**Exercise prompt:** The data below should be restated word for word, with every picture omitted.

**Data lines:**
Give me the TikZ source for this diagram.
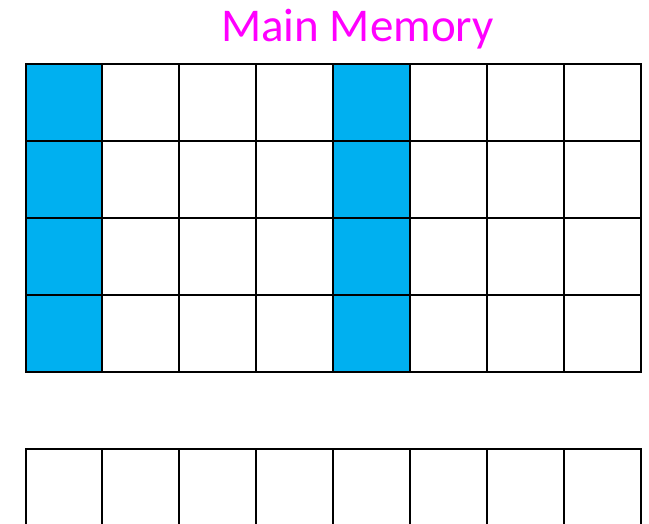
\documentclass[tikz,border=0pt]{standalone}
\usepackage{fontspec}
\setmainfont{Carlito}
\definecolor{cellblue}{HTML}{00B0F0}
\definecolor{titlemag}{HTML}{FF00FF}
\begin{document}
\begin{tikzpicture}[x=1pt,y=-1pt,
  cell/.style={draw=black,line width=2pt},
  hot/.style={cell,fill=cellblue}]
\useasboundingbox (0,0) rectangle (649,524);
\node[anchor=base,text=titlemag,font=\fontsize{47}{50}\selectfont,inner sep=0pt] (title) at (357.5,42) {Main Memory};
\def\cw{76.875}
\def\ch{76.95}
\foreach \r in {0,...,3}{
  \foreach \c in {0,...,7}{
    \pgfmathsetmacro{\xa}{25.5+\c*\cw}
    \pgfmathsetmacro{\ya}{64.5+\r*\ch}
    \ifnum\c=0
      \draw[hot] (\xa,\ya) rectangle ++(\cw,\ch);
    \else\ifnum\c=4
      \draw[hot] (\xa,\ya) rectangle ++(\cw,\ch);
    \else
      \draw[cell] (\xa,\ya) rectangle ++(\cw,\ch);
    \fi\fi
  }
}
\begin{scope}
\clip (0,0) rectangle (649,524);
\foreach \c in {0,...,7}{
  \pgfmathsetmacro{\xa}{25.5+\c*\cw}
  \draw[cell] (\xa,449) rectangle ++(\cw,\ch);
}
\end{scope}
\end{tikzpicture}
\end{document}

**The solution:**
Give me the TikZ source for this diagram.
\documentclass[tikz,border=0pt]{standalone}
\usepackage{fontspec}
\setmainfont{Carlito}
\definecolor{cellblue}{HTML}{00B0F0}
\definecolor{titlemag}{HTML}{FF00FF}
\begin{document}
\begin{tikzpicture}[x=1pt,y=-1pt,
  cell/.style={draw=black,line width=2pt},
  hot/.style={cell,fill=cellblue}]
\useasboundingbox (0,0) rectangle (649,524);
\node[anchor=base,text=titlemag,font=\fontsize{47}{50}\selectfont,inner sep=0pt] (title) at (357.5,42) {Main Memory};
\def\cw{76.875}
\def\ch{76.95}
\foreach \r in {0,...,3}{
  \foreach \c in {0,...,7}{
    \pgfmathsetmacro{\xa}{25.5+\c*\cw}
    \pgfmathsetmacro{\ya}{64.5+\r*\ch}
    \ifnum\c=0
      \draw[hot] (\xa,\ya) rectangle ++(\cw,\ch);
    \else\ifnum\c=4
      \draw[hot] (\xa,\ya) rectangle ++(\cw,\ch);
    \else
      \draw[cell] (\xa,\ya) rectangle ++(\cw,\ch);
    \fi\fi
  }
}
\begin{scope}
\clip (0,0) rectangle (649,524);
\foreach \c in {0,...,7}{
  \pgfmathsetmacro{\xa}{25.5+\c*\cw}
  \draw[cell] (\xa,449) rectangle ++(\cw,\ch);
}
\end{scope}
\end{tikzpicture}
\end{document}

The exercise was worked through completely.